---------- Supplied data
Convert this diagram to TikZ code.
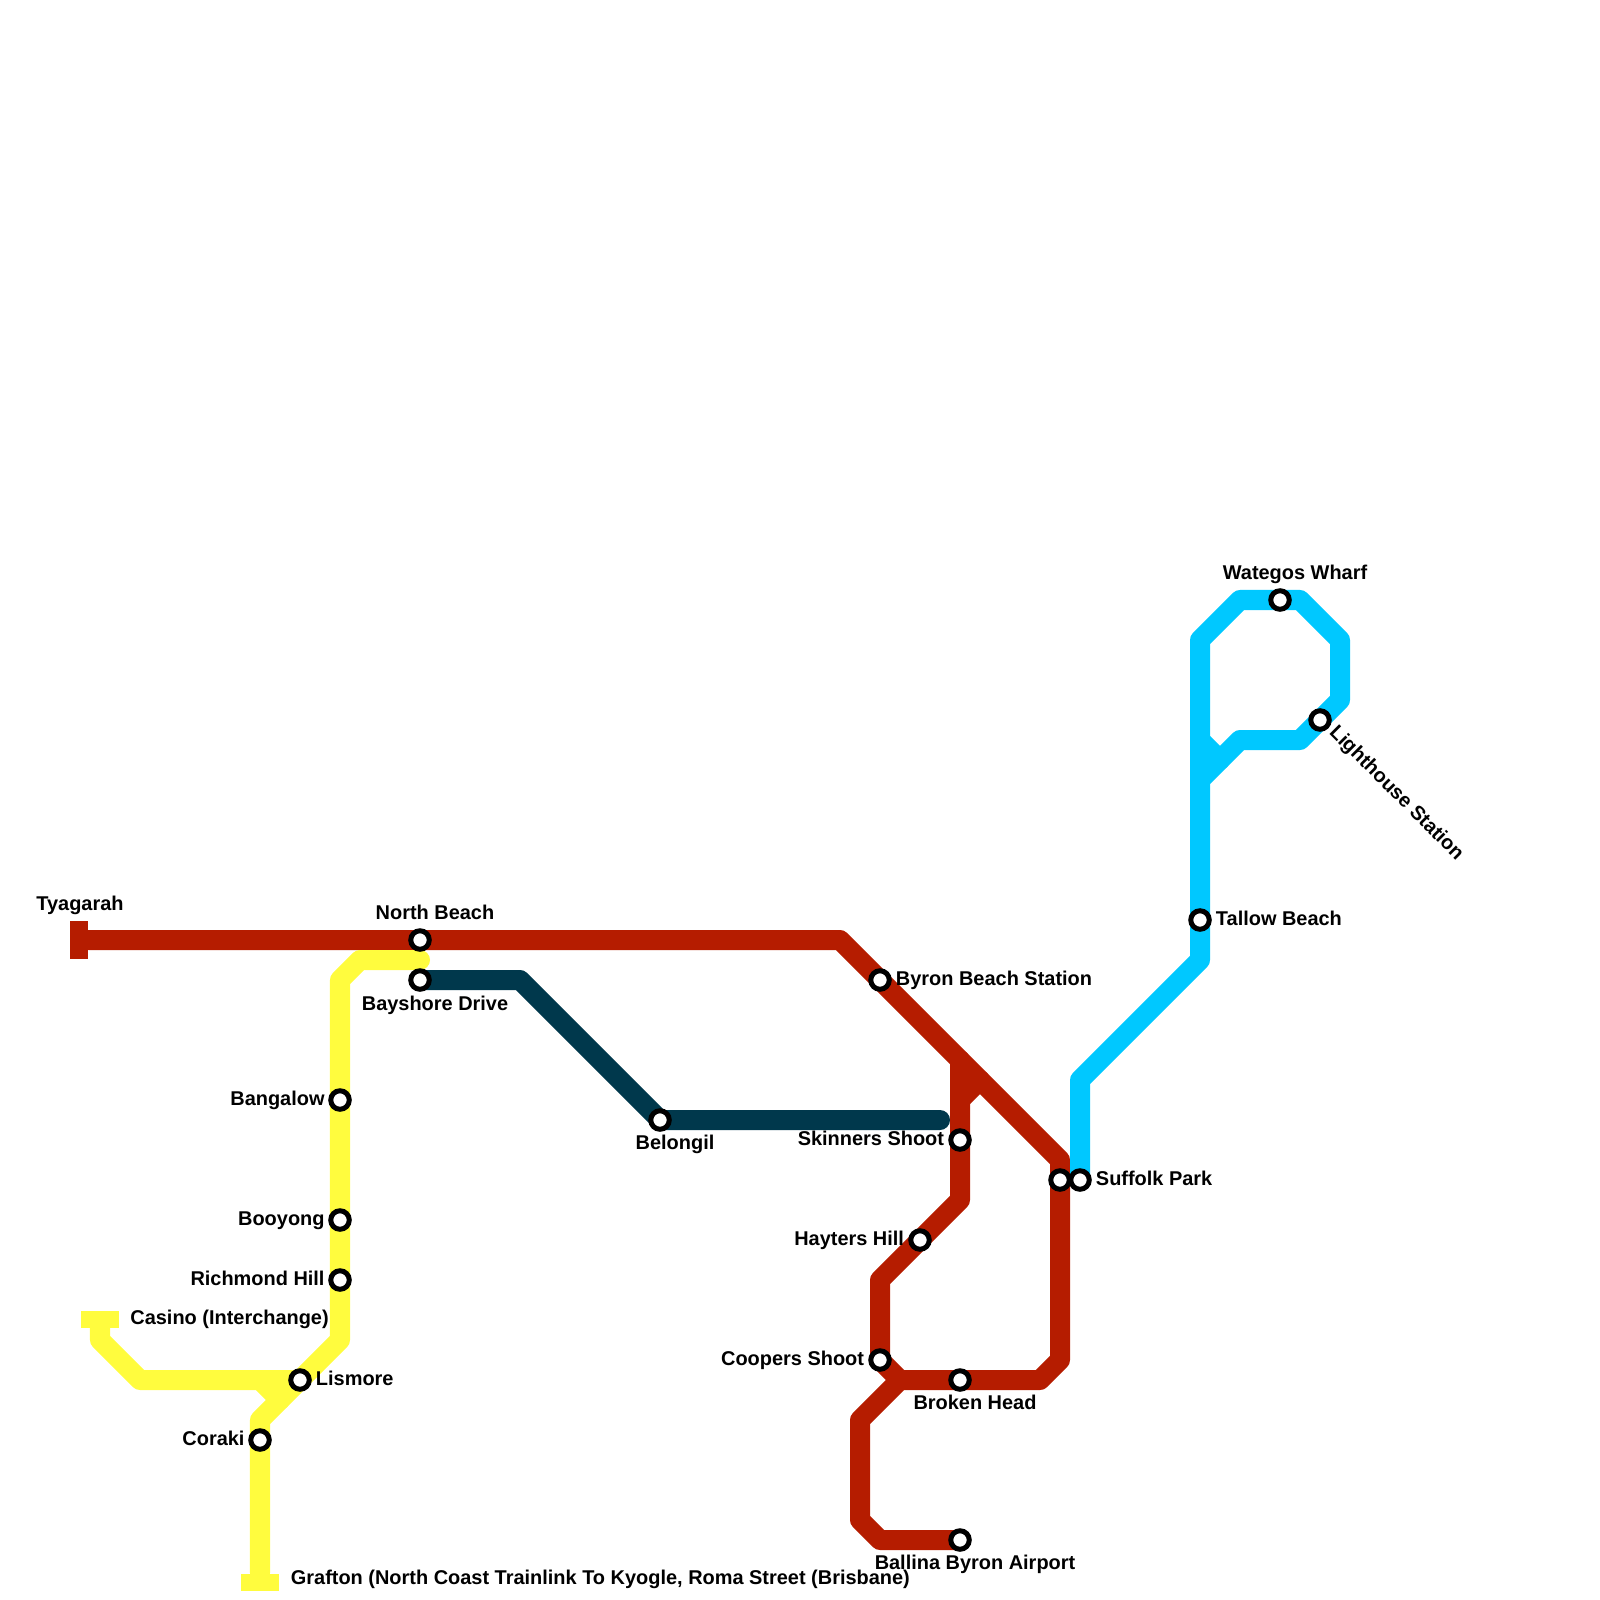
\documentclass[tikz,border=0pt]{standalone}
\usepackage{fontspec}
\setmainfont{Liberation Sans}
\usetikzlibrary{positioning, calc, backgrounds}
\definecolor{linered}{RGB}{181, 28, 0}
\definecolor{linedark}{RGB}{0, 56, 76}
\definecolor{lineyellow}{RGB}{255, 252, 62}
\definecolor{lineblue}{RGB}{0, 200, 255}

\begin{document}
\begin{tikzpicture}[
    x=0.01cm, y=-0.01cm,
    stn/.style={circle, draw=black, fill=white, line width=0.05cm, minimum size=0.185cm, inner sep=0pt},
    lbl/.style={font=\fontsize{5.67}{6.8}\selectfont\bfseries, inner sep=0pt, text height=0.14cm, text depth=0.03cm},
    route/.style={line width=0.2cm, line cap=round, line join=round},
    vbar/.style={rectangle, fill=#1, minimum width=0.175cm, minimum height=0.375cm, inner sep=0pt},
    hbar/.style={rectangle, fill=#1, minimum width=0.37cm, minimum height=0.17cm, inner sep=0pt}
  ]
  \useasboundingbox (0,0) rectangle (1600,1600);

  % Stations
  \node[stn] (nbeach) at (420,940) {};
  \node[stn] (bayshore) at (420,980) {};
  \node[stn] (bangalow) at (340,1100) {};
  \node[stn] (booyong) at (340,1220) {};
  \node[stn] (richmond) at (340,1280) {};
  \node[stn] (lismore) at (300,1380) {};
  \node[stn] (coraki) at (260,1440) {};
  \node[stn] (belongil) at (660,1120) {};
  \node[stn] (byron) at (880,980) {};
  \node[stn] (skinners) at (960,1140) {};
  \node[stn] (hayters) at (920,1240) {};
  \node[stn] (coopers) at (880,1360) {};
  \node[stn] (broken) at (960,1380) {};
  \node[stn] (ballina) at (960,1540) {};
  \node[stn] (redend) at (1060,1180) {};
  \node[stn] (suffolk) at (1080,1180) {};
  \node[stn] (tallow) at (1200,920) {};
  \node[stn] (wategos) at (1280,600) {};
  \node[stn] (lighthouse) at (1320,720) {};

  % Terminal bars
  \node[vbar=linered] (tyagarah) at (79,940) {};
  \node[hbar=lineyellow] (casino) at (100,1319) {};
  \node[hbar=lineyellow] (grafton) at (260,1582) {};

  % Bends
  \coordinate (ra) at (840,940);
  \coordinate (rb) at (1060,1160);
  \coordinate (rc) at (1060,1360);
  \coordinate (rd) at (1040,1380);
  \coordinate (re) at (900,1380);
  \coordinate (rf) at (860,1420);
  \coordinate (rg) at (860,1520);
  \coordinate (rh) at (880,1540);
  \coordinate (ri) at (960,1060);
  \coordinate (rj) at (960,1200);
  \coordinate (rk) at (880,1280);
  \coordinate (rl) at (980,1080);
  \coordinate (rm) at (960,1100);
  \coordinate (da) at (520,980);
  \coordinate (db) at (940,1120);
  \coordinate (ya) at (360,960);
  \coordinate (yb) at (340,980);
  \coordinate (yc) at (340,1340);
  \coordinate (yd) at (260,1420);
  \coordinate (ye) at (420,960);
  \coordinate (yf) at (100,1340);
  \coordinate (yg) at (140,1380);
  \coordinate (yh) at (260,1380);
  \coordinate (yi) at (280,1400);
  \coordinate (ba) at (1080,1080);
  \coordinate (bb) at (1200,960);
  \coordinate (bc) at (1200,640);
  \coordinate (bd) at (1240,600);
  \coordinate (be) at (1300,600);
  \coordinate (bf) at (1340,640);
  \coordinate (bg) at (1340,700);
  \coordinate (bh) at (1300,740);
  \coordinate (bi) at (1240,740);
  \coordinate (bj) at (1200,780);
  \coordinate (bk) at (1200,740);
  \coordinate (bl) at (1220,760);

  % Lines
  \begin{scope}[on background layer]
    \draw[route, linered] (tyagarah.east) -- (ra) -- (rb) -- (rc) -- (rd) -- (re) -- (rf) -- (rg) -- (rh) -- (ballina.center);
    \draw[route, linered] (ri) -- (rj) -- (rk) -- (coopers.center) -- (re);
    \draw[route, linered] (rl) -- (rm);
    \draw[route, linedark] (bayshore.center) -- (da) -- (belongil.center) -- (db);
    \draw[route, lineyellow] (ye) -- (ya) -- (yb) -- (yc) -- (yd) -- (grafton.north);
    \draw[route, lineyellow] (casino.south) -- (yf) -- (yg) -- (lismore.center);
    \draw[route, lineyellow] (yh) -- (yi);
    \draw[route, lineblue] (suffolk.center) -- (ba) -- (bb) -- (bc) -- (bd) -- (be) -- (bf) -- (bg) -- (bh) -- (bi) -- (bj);
    \draw[route, lineblue] (bk) -- (bl);
  \end{scope}

  % Labels
  \node[lbl, above=0.06cm of tyagarah, xshift=0.01cm] (ltyagarah) {Tyagarah};
  \node[lbl, above=0.055cm of nbeach, xshift=0.15cm] (lnbeach) {North Beach};
  \node[lbl, below=0.045cm of bayshore, xshift=0.15cm] (lbayshore) {Bayshore Drive};
  \node[lbl, left=0.03cm of bangalow] (lbangalow) {Bangalow};
  \node[lbl, left=0.03cm of booyong] (lbooyong) {Booyong};
  \node[lbl, left=0.03cm of richmond] (lrichmond) {Richmond Hill};
  \node[lbl, right=0.105cm of casino] (lcasino) {Casino (Interchange)};
  \node[lbl, right=0.035cm of lismore] (llismore) {Lismore};
  \node[lbl, left=0.03cm of coraki] (lcoraki) {Coraki};
  \node[lbl, right=0.11cm of grafton, yshift=0.03cm] (lgrafton) {Grafton (North Coast Trainlink To Kyogle, Roma Street (Brisbane)};
  \node[lbl, below=0.035cm of belongil, xshift=0.15cm] (lbelongil) {Belongil};
  \node[lbl, right=0.035cm of byron] (lbyron) {Byron Beach Station};
  \node[lbl, left=0.035cm of skinners] (lskinners) {Skinners Shoot};
  \node[lbl, left=0.035cm of hayters] (lhayters) {Hayters Hill};
  \node[lbl, left=0.035cm of coopers] (lcoopers) {Coopers Shoot};
  \node[lbl, below=0.035cm of broken, xshift=0.15cm] (lbroken) {Broken Head};
  \node[lbl, below=0.035cm of ballina, xshift=0.15cm] (lballina) {Ballina Byron Airport};
  \node[lbl, right=0.035cm of suffolk] (lsuffolk) {Suffolk Park};
  \node[lbl, right=0.035cm of tallow] (ltallow) {Tallow Beach};
  \node[lbl, above=0.055cm of wategos, xshift=0.15cm] (lwategos) {Wategos Wharf};
  \node[lbl, rotate=-45, anchor=west] (llighthouse) at ($(lighthouse)+(12,9)$) {Lighthouse Station};
\end{tikzpicture}
\end{document}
--------------------
#### [Your goal]
Omit any images, then output the listing exactly.

#### [Complete answer]
Convert this diagram to TikZ code.
\documentclass[tikz,border=0pt]{standalone}
\usepackage{fontspec}
\setmainfont{Liberation Sans}
\usetikzlibrary{positioning, calc, backgrounds}
\definecolor{linered}{RGB}{181, 28, 0}
\definecolor{linedark}{RGB}{0, 56, 76}
\definecolor{lineyellow}{RGB}{255, 252, 62}
\definecolor{lineblue}{RGB}{0, 200, 255}

\begin{document}
\begin{tikzpicture}[
    x=0.01cm, y=-0.01cm,
    stn/.style={circle, draw=black, fill=white, line width=0.05cm, minimum size=0.185cm, inner sep=0pt},
    lbl/.style={font=\fontsize{5.67}{6.8}\selectfont\bfseries, inner sep=0pt, text height=0.14cm, text depth=0.03cm},
    route/.style={line width=0.2cm, line cap=round, line join=round},
    vbar/.style={rectangle, fill=#1, minimum width=0.175cm, minimum height=0.375cm, inner sep=0pt},
    hbar/.style={rectangle, fill=#1, minimum width=0.37cm, minimum height=0.17cm, inner sep=0pt}
  ]
  \useasboundingbox (0,0) rectangle (1600,1600);

  % Stations
  \node[stn] (nbeach) at (420,940) {};
  \node[stn] (bayshore) at (420,980) {};
  \node[stn] (bangalow) at (340,1100) {};
  \node[stn] (booyong) at (340,1220) {};
  \node[stn] (richmond) at (340,1280) {};
  \node[stn] (lismore) at (300,1380) {};
  \node[stn] (coraki) at (260,1440) {};
  \node[stn] (belongil) at (660,1120) {};
  \node[stn] (byron) at (880,980) {};
  \node[stn] (skinners) at (960,1140) {};
  \node[stn] (hayters) at (920,1240) {};
  \node[stn] (coopers) at (880,1360) {};
  \node[stn] (broken) at (960,1380) {};
  \node[stn] (ballina) at (960,1540) {};
  \node[stn] (redend) at (1060,1180) {};
  \node[stn] (suffolk) at (1080,1180) {};
  \node[stn] (tallow) at (1200,920) {};
  \node[stn] (wategos) at (1280,600) {};
  \node[stn] (lighthouse) at (1320,720) {};

  % Terminal bars
  \node[vbar=linered] (tyagarah) at (79,940) {};
  \node[hbar=lineyellow] (casino) at (100,1319) {};
  \node[hbar=lineyellow] (grafton) at (260,1582) {};

  % Bends
  \coordinate (ra) at (840,940);
  \coordinate (rb) at (1060,1160);
  \coordinate (rc) at (1060,1360);
  \coordinate (rd) at (1040,1380);
  \coordinate (re) at (900,1380);
  \coordinate (rf) at (860,1420);
  \coordinate (rg) at (860,1520);
  \coordinate (rh) at (880,1540);
  \coordinate (ri) at (960,1060);
  \coordinate (rj) at (960,1200);
  \coordinate (rk) at (880,1280);
  \coordinate (rl) at (980,1080);
  \coordinate (rm) at (960,1100);
  \coordinate (da) at (520,980);
  \coordinate (db) at (940,1120);
  \coordinate (ya) at (360,960);
  \coordinate (yb) at (340,980);
  \coordinate (yc) at (340,1340);
  \coordinate (yd) at (260,1420);
  \coordinate (ye) at (420,960);
  \coordinate (yf) at (100,1340);
  \coordinate (yg) at (140,1380);
  \coordinate (yh) at (260,1380);
  \coordinate (yi) at (280,1400);
  \coordinate (ba) at (1080,1080);
  \coordinate (bb) at (1200,960);
  \coordinate (bc) at (1200,640);
  \coordinate (bd) at (1240,600);
  \coordinate (be) at (1300,600);
  \coordinate (bf) at (1340,640);
  \coordinate (bg) at (1340,700);
  \coordinate (bh) at (1300,740);
  \coordinate (bi) at (1240,740);
  \coordinate (bj) at (1200,780);
  \coordinate (bk) at (1200,740);
  \coordinate (bl) at (1220,760);

  % Lines
  \begin{scope}[on background layer]
    \draw[route, linered] (tyagarah.east) -- (ra) -- (rb) -- (rc) -- (rd) -- (re) -- (rf) -- (rg) -- (rh) -- (ballina.center);
    \draw[route, linered] (ri) -- (rj) -- (rk) -- (coopers.center) -- (re);
    \draw[route, linered] (rl) -- (rm);
    \draw[route, linedark] (bayshore.center) -- (da) -- (belongil.center) -- (db);
    \draw[route, lineyellow] (ye) -- (ya) -- (yb) -- (yc) -- (yd) -- (grafton.north);
    \draw[route, lineyellow] (casino.south) -- (yf) -- (yg) -- (lismore.center);
    \draw[route, lineyellow] (yh) -- (yi);
    \draw[route, lineblue] (suffolk.center) -- (ba) -- (bb) -- (bc) -- (bd) -- (be) -- (bf) -- (bg) -- (bh) -- (bi) -- (bj);
    \draw[route, lineblue] (bk) -- (bl);
  \end{scope}

  % Labels
  \node[lbl, above=0.06cm of tyagarah, xshift=0.01cm] (ltyagarah) {Tyagarah};
  \node[lbl, above=0.055cm of nbeach, xshift=0.15cm] (lnbeach) {North Beach};
  \node[lbl, below=0.045cm of bayshore, xshift=0.15cm] (lbayshore) {Bayshore Drive};
  \node[lbl, left=0.03cm of bangalow] (lbangalow) {Bangalow};
  \node[lbl, left=0.03cm of booyong] (lbooyong) {Booyong};
  \node[lbl, left=0.03cm of richmond] (lrichmond) {Richmond Hill};
  \node[lbl, right=0.105cm of casino] (lcasino) {Casino (Interchange)};
  \node[lbl, right=0.035cm of lismore] (llismore) {Lismore};
  \node[lbl, left=0.03cm of coraki] (lcoraki) {Coraki};
  \node[lbl, right=0.11cm of grafton, yshift=0.03cm] (lgrafton) {Grafton (North Coast Trainlink To Kyogle, Roma Street (Brisbane)};
  \node[lbl, below=0.035cm of belongil, xshift=0.15cm] (lbelongil) {Belongil};
  \node[lbl, right=0.035cm of byron] (lbyron) {Byron Beach Station};
  \node[lbl, left=0.035cm of skinners] (lskinners) {Skinners Shoot};
  \node[lbl, left=0.035cm of hayters] (lhayters) {Hayters Hill};
  \node[lbl, left=0.035cm of coopers] (lcoopers) {Coopers Shoot};
  \node[lbl, below=0.035cm of broken, xshift=0.15cm] (lbroken) {Broken Head};
  \node[lbl, below=0.035cm of ballina, xshift=0.15cm] (lballina) {Ballina Byron Airport};
  \node[lbl, right=0.035cm of suffolk] (lsuffolk) {Suffolk Park};
  \node[lbl, right=0.035cm of tallow] (ltallow) {Tallow Beach};
  \node[lbl, above=0.055cm of wategos, xshift=0.15cm] (lwategos) {Wategos Wharf};
  \node[lbl, rotate=-45, anchor=west] (llighthouse) at ($(lighthouse)+(12,9)$) {Lighthouse Station};
\end{tikzpicture}
\end{document}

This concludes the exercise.